Para você entender melhor a filosofia espinosana, terei que fazer um recorte, já que seria impossível explicar tudo o que pensou esse filósofo em um texto que tem como proposta não ser longo demais. E para que eu seja mais claro, serei obrigado a apresentar antes um contraponto, uma ideia contrária à ideia de Espinosa. E para discutirmos liberdade, o filósofo que pensa o contrário a ele é Aristóteles. E já que você está aqui, vem comigo até a Grécia antiga para desbravar a moral aristotélica.
Para o filósofo grego, moral é a possibilidade de deliberar livremente sobre uma ação contingente. O que ele quer dizer com isso? Que moral é refletir livremente sobre fazer ou não fazer alguma coisa. E assim que tomada a decisão, essa escolha deve ser contingente, ou seja, poderia ser outra a não ser a que você escolheu. Vou descomplicar com um exemplo.

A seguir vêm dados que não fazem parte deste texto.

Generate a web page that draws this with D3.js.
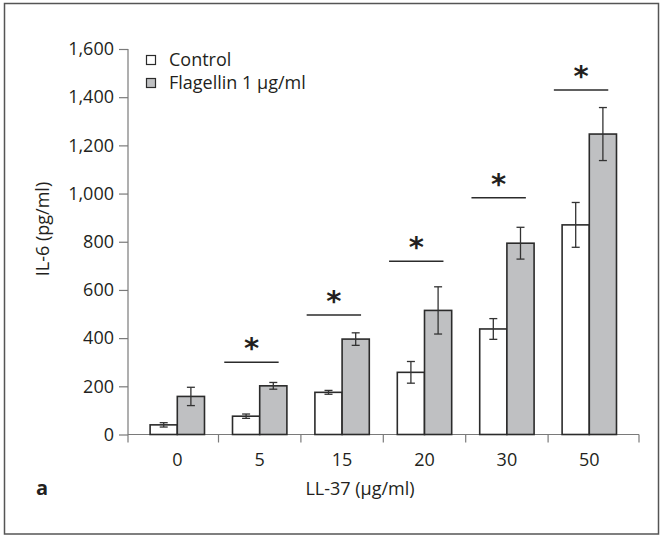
<!DOCTYPE html>
<html>
<head>
<meta charset="utf-8">
<script src="https://cdn.jsdelivr.net/npm/d3@7"></script>
<style>
  html, body { margin: 0; padding: 0; background: #fff; }
  svg { display: block; }
  text { font-family: "Open Sans", sans-serif; fill: #231f20; }
</style>
</head>
<body>
<svg id="chart" width="661" height="536"></svg>
<script>
// LL-37 concentrations (µg/ml) on the x axis
const categories = ["0", "5", "15", "20", "30", "50"];
const seriesNames = ["Control", "Flagellin 1 µg/ml"];

// IL-6 (pg/ml), means and error half-widths
const controlValues = [40, 76, 175, 258, 438, 870];
const controlErrors = [9, 9, 8, 45, 43, 93];
const flagellinValues = [158, 202, 396, 515, 794, 1247];
const flagellinErrors = [38, 14, 26, 98, 66, 110];

// significance markers: category and bracket height (pg/ml)
const sigCategories = ["5", "15", "20", "30", "50"];
const sigLevels = [300, 496, 719, 983, 1430];

const yTicks = [0, 200, 400, 600, 800, 1000, 1200, 1400, 1600];

const svg = d3.select("#chart");
const fontSize = "18px";

// outer frame
svg.append("rect")
  .attr("x", 4.5).attr("y", 3.5)
  .attr("width", 654).attr("height", 530.5)
  .attr("fill", "none").attr("stroke", "#555").attr("stroke-width", 1.5);

const y = d3.scaleLinear().domain([0, 1600]).range([434.5, 49]);
const x = d3.scaleBand().domain(categories).range([136.1, 630.5]).padding(0);
const bw = x.bandwidth();
const xs = d3.scaleBand().domain(seriesNames).range([bw * 0.17, bw * 0.83]).padding(0);

const axisColor = "#7a7a7a";

// y axis
const gy = svg.append("g").attr("transform", "translate(128,0)");
gy.call(d3.axisLeft(y).tickValues(yTicks).tickSize(9).tickSizeOuter(0).tickPadding(5)
  .tickFormat(d3.format(",")));
gy.select(".domain").remove();
gy.selectAll(".tick line").attr("stroke", axisColor).attr("stroke-width", 1.2);
gy.selectAll(".tick text").style("font-size", fontSize).attr("fill", "#231f20");
gy.append("line").attr("x1", 0).attr("x2", 0).attr("y1", y(1600)).attr("y2", y(0) + 8)
  .attr("stroke", axisColor).attr("stroke-width", 1.2);

// x axis: labels at group centres, ticks at group boundaries
const gx = svg.append("g").attr("transform", `translate(0,${y(0)})`);
gx.call(d3.axisBottom(x).tickSize(0).tickPadding(19));
gx.select(".domain").remove();
gx.selectAll(".tick text").style("font-size", fontSize).attr("fill", "#231f20");
gx.append("line").attr("x1", 128).attr("x2", 639).attr("y1", 0).attr("y2", 0)
  .attr("stroke", axisColor).attr("stroke-width", 1.2);
const boundaries = categories.slice(1).map(c => x(c)).concat([639]);
gx.selectAll(".bound").data(boundaries).join("line")
  .attr("x1", d => d).attr("x2", d => d).attr("y1", 0).attr("y2", 8)
  .attr("stroke", axisColor).attr("stroke-width", 1.2);

// bars
const rows = categories.map((c, i) => ({
  cat: c,
  items: [
    { s: seriesNames[0], v: controlValues[i], e: controlErrors[i], fill: "#ffffff" },
    { s: seriesNames[1], v: flagellinValues[i], e: flagellinErrors[i], fill: "#bfc0c2" }
  ]
}));

const groups = svg.append("g").selectAll("g").data(rows).join("g")
  .attr("transform", d => `translate(${x(d.cat)},0)`);

groups.selectAll("rect").data(d => d.items).join("rect")
  .attr("x", d => xs(d.s))
  .attr("y", d => y(d.v))
  .attr("width", xs.bandwidth())
  .attr("height", d => y(0) - y(d.v))
  .attr("fill", d => d.fill)
  .attr("stroke", "#2b2b2b").attr("stroke-width", 1.6);

// error bars
const cap = 4;
const eb = groups.selectAll(".err").data(d => d.items).join("g").attr("class", "err")
  .attr("transform", d => `translate(${xs(d.s) + xs.bandwidth() / 2},0)`);
eb.append("line").attr("x1", 0).attr("x2", 0)
  .attr("y1", d => y(d.v + d.e)).attr("y2", d => y(d.v - d.e));
eb.append("line").attr("x1", -cap).attr("x2", cap)
  .attr("y1", d => y(d.v + d.e)).attr("y2", d => y(d.v + d.e));
eb.append("line").attr("x1", -cap).attr("x2", cap)
  .attr("y1", d => y(d.v - d.e)).attr("y2", d => y(d.v - d.e));
eb.selectAll("line").attr("stroke", "#333").attr("stroke-width", 1.3);

// significance brackets with asterisks
const sig = sigCategories.map((c, i) => ({ cat: c, level: sigLevels[i] }));
const sigShift = -0.1 * bw;   // markers sit slightly left of the group centre
const halfLine = 27.2;
const sg = svg.append("g").selectAll("g").data(sig).join("g")
  .attr("transform", d => `translate(${x(d.cat) + bw / 2 + sigShift},${y(d.level)})`);
sg.append("line").attr("x1", -halfLine).attr("x2", halfLine).attr("y1", 0).attr("y2", 0)
  .attr("stroke", "#2b2b2b").attr("stroke-width", 1.5);
sg.append("text").text("*")
  .attr("text-anchor", "middle").attr("y", 0).attr("dy", -4)
  .style("font-family", "'DejaVu Sans', sans-serif")
  .style("font-size", "29px").style("font-weight", "bold").attr("fill", "#231f20");

// legend
const legend = svg.append("g").attr("transform", "translate(146,51)");
const li = legend.selectAll("g").data([
  { name: seriesNames[0], fill: "#ffffff" },
  { name: seriesNames[1], fill: "#bfc0c2" }
]).join("g").attr("transform", (d, i) => `translate(0,${i * 23})`);
li.append("rect").attr("x", 0.5).attr("y", 4.5).attr("width", 9).attr("height", 9)
  .attr("fill", d => d.fill).attr("stroke", "#2b2b2b").attr("stroke-width", 1.2);
li.append("text").attr("x", 23).attr("y", 9).attr("dy", "0.35em")
  .style("font-size", fontSize).text(d => d.name);

// axis titles
svg.append("text").attr("transform", "translate(43,229) rotate(-90)")
  .attr("text-anchor", "middle").attr("dy", "0.35em")
  .style("font-size", fontSize).text("IL-6 (pg/ml)");
svg.append("text").attr("x", 360).attr("y", 495).attr("text-anchor", "middle")
  .style("font-size", fontSize).text("LL-37 (µg/ml)");
svg.append("text").attr("x", 36).attr("y", 495)
  .style("font-size", "20px").style("font-weight", "bold").text("a");
</script>
</body>
</html>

Imagine que você esteja na última prova do semestre e, por conta das aulas online, você pode fazer toda a prova olhando as respostas no Google. Mesmo com a advertência do professor de que era proibido esse tipo de atitude, não há ninguém te vigiando e ao se deparar com uma pergunta que você não faz a mínima ideia da resposta você tem duas escolhas: colar e acertar a questão ou não colar e prejudicar sua nota. Essa deliberação segundo Aristóteles é livre, pois não há nenhuma interferência externa, não há professores ou ninguém te vigiando fazendo você escolher, obrigatoriamente, por não colar. Como você está liberto da fiscalização, você tem a chance de escolher livremente. Um diálogo entre você e você mesmo.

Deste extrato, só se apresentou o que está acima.